RECORDS FOR THIS TASK:

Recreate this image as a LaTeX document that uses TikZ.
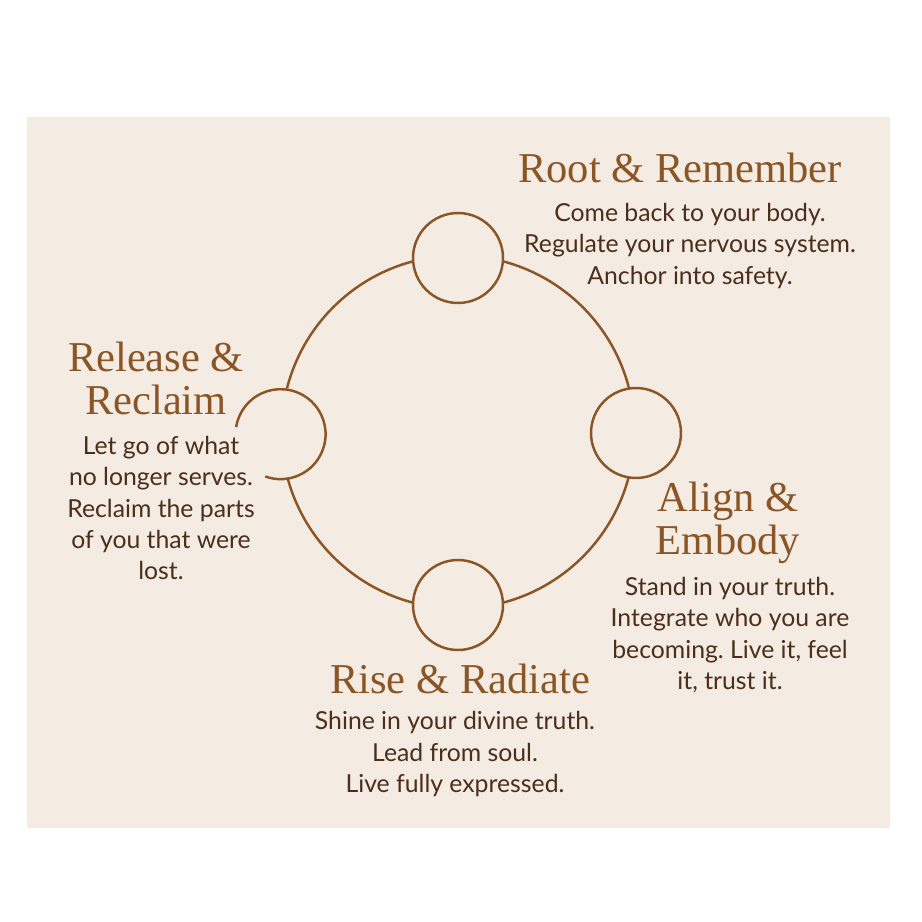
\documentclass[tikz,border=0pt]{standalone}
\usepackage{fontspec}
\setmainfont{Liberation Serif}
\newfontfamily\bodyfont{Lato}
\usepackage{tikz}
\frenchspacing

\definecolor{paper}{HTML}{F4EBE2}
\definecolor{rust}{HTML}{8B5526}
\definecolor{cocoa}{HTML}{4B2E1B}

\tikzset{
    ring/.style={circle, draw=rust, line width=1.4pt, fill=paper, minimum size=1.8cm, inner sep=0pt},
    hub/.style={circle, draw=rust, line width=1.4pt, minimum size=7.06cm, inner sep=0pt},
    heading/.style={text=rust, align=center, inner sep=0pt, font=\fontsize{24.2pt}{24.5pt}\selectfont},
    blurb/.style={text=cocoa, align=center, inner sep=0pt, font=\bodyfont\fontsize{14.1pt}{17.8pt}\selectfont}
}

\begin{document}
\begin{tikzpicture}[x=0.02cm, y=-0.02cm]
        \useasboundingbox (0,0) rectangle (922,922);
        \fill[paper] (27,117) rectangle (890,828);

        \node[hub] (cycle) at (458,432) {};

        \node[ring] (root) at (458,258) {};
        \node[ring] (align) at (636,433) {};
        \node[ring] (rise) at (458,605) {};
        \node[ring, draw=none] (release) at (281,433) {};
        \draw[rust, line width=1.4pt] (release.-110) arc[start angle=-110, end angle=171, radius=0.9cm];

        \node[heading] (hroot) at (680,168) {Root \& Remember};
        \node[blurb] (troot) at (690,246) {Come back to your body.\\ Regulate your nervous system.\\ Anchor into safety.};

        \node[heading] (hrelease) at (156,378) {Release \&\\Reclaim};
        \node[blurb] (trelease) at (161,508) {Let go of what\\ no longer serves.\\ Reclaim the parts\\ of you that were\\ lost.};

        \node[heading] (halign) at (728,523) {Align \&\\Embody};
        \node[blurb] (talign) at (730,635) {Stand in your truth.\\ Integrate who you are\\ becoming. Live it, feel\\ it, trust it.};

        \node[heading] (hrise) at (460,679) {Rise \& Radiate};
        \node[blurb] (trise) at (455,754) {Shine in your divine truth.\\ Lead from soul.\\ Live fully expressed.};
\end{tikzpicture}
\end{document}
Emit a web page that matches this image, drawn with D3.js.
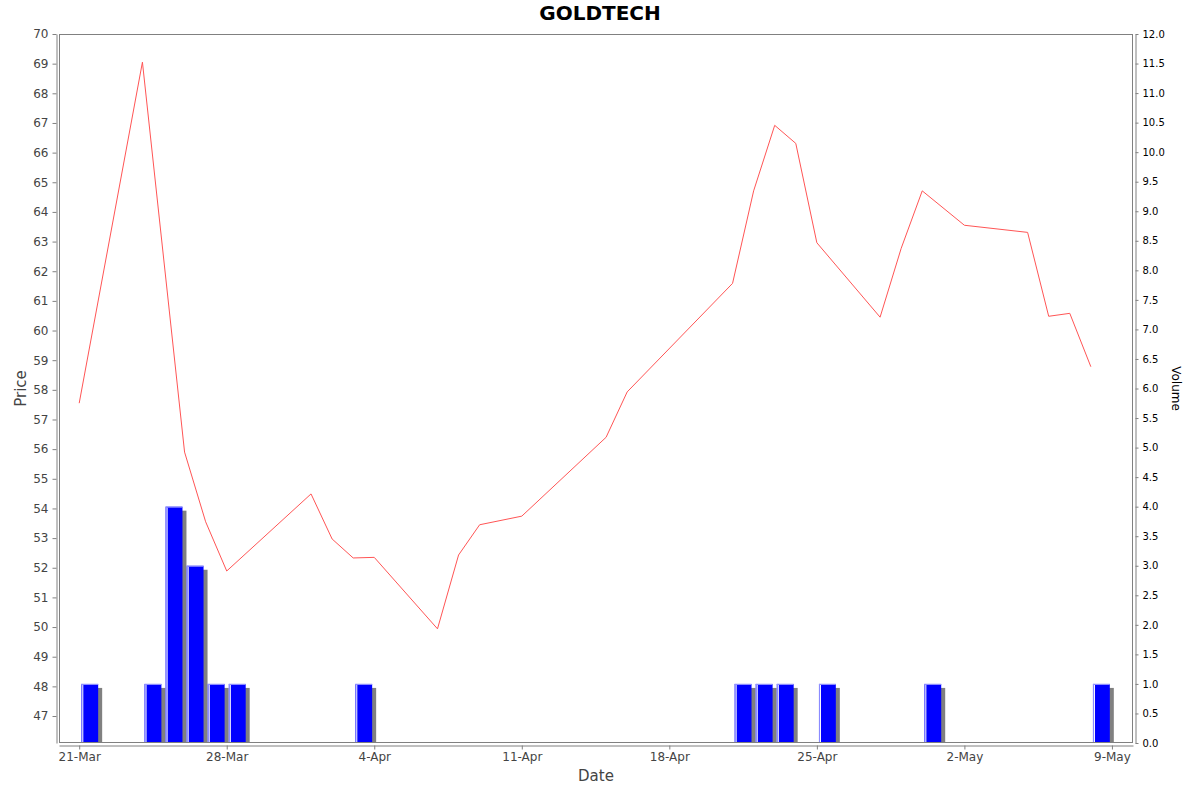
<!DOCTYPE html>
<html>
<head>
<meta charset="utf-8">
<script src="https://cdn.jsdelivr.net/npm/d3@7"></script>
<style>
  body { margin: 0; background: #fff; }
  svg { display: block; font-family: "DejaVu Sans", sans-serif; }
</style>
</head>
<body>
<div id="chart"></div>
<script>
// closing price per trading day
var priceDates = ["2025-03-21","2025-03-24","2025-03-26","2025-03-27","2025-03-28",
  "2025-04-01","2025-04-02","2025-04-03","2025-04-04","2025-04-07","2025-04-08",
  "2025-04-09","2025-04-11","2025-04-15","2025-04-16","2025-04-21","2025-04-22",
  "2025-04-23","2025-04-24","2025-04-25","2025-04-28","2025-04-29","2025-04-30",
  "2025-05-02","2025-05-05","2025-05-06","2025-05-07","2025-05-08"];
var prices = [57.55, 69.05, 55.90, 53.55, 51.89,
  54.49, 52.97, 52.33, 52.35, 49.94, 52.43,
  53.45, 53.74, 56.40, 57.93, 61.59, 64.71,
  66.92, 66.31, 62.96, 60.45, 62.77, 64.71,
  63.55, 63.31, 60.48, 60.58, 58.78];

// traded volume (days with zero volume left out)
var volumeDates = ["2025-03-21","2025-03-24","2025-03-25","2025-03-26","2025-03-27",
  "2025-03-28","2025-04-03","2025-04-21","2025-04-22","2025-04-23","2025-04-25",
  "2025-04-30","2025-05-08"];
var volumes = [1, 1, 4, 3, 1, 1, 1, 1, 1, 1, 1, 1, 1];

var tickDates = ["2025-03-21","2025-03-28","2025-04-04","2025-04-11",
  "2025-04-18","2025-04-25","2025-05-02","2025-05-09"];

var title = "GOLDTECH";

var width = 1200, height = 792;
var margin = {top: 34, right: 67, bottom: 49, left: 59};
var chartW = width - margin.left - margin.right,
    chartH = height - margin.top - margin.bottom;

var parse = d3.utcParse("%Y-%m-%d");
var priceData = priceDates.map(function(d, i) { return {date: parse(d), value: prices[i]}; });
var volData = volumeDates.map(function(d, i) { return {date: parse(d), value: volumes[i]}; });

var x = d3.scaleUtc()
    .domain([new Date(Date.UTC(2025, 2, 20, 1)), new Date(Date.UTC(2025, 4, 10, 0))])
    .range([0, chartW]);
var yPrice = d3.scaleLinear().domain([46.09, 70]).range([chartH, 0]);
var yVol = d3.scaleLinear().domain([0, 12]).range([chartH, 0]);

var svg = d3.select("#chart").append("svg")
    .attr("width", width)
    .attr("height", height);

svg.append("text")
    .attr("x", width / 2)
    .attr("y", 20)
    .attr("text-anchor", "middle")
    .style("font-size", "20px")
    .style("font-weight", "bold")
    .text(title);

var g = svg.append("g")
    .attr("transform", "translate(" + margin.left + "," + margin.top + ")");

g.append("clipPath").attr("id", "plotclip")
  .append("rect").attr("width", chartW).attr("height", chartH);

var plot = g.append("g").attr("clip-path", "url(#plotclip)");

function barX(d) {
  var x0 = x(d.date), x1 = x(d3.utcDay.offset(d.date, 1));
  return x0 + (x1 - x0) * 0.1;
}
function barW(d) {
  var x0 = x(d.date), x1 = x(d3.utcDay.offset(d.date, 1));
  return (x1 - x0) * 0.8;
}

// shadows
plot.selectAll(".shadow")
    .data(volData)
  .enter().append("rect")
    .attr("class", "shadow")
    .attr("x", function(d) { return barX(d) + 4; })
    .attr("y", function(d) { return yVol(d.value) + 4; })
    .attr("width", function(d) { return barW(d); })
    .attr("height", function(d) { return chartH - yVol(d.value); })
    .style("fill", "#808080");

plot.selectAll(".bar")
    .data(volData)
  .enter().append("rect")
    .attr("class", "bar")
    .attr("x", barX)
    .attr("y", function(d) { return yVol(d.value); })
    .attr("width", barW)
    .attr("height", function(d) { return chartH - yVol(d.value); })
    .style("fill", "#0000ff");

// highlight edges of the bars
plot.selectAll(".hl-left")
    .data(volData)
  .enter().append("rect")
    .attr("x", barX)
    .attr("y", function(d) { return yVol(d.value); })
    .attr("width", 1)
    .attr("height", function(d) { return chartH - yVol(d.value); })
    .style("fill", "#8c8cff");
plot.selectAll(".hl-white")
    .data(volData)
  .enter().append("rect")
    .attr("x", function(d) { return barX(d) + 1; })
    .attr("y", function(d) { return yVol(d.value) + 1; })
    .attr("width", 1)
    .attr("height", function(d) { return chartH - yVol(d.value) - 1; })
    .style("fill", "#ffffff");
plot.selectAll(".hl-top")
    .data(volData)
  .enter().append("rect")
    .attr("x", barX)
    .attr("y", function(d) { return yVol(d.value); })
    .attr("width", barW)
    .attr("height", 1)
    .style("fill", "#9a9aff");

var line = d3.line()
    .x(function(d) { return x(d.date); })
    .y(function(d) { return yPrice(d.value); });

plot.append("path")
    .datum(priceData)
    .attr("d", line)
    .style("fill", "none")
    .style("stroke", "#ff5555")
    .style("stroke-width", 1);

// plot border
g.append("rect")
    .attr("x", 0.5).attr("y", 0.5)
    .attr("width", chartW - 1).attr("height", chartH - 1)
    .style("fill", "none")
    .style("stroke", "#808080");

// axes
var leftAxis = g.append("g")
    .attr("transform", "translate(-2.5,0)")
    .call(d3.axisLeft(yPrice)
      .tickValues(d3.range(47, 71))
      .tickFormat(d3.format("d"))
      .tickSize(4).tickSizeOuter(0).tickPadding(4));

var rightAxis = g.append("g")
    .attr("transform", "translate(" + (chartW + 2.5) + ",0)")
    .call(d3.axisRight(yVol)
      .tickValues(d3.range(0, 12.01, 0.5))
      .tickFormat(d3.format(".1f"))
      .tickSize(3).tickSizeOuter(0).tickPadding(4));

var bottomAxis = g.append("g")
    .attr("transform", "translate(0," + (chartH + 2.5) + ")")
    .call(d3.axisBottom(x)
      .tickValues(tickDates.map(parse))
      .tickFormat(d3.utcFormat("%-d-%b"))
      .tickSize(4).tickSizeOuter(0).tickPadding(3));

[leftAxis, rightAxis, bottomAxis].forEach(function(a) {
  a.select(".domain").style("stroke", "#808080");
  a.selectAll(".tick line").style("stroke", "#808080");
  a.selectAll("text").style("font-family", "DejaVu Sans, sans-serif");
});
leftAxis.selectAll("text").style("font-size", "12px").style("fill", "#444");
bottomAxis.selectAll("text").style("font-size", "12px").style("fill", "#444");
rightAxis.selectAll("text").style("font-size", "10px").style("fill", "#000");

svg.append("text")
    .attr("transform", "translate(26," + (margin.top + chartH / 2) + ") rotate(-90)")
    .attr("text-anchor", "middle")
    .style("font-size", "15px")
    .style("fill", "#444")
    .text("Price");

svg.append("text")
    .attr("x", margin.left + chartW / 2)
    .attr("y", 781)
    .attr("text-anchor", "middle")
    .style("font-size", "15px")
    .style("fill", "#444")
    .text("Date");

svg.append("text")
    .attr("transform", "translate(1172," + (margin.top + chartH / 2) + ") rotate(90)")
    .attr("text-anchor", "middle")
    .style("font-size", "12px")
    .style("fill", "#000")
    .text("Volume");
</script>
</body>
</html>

INSTRUCTIONS TO FOLLOW: Skip the pictures and restate exactly the lines from the beginning of the listing to the line with "(cycle) at (458,432)", that line included.

EXERCISE RESULT:
Recreate this image as a LaTeX document that uses TikZ.
\documentclass[tikz,border=0pt]{standalone}
\usepackage{fontspec}
\setmainfont{Liberation Serif}
\newfontfamily\bodyfont{Lato}
\usepackage{tikz}
\frenchspacing

\definecolor{paper}{HTML}{F4EBE2}
\definecolor{rust}{HTML}{8B5526}
\definecolor{cocoa}{HTML}{4B2E1B}

\tikzset{
    ring/.style={circle, draw=rust, line width=1.4pt, fill=paper, minimum size=1.8cm, inner sep=0pt},
    hub/.style={circle, draw=rust, line width=1.4pt, minimum size=7.06cm, inner sep=0pt},
    heading/.style={text=rust, align=center, inner sep=0pt, font=\fontsize{24.2pt}{24.5pt}\selectfont},
    blurb/.style={text=cocoa, align=center, inner sep=0pt, font=\bodyfont\fontsize{14.1pt}{17.8pt}\selectfont}
}

\begin{document}
\begin{tikzpicture}[x=0.02cm, y=-0.02cm]
        \useasboundingbox (0,0) rectangle (922,922);
        \fill[paper] (27,117) rectangle (890,828);

        \node[hub] (cycle) at (458,432) {};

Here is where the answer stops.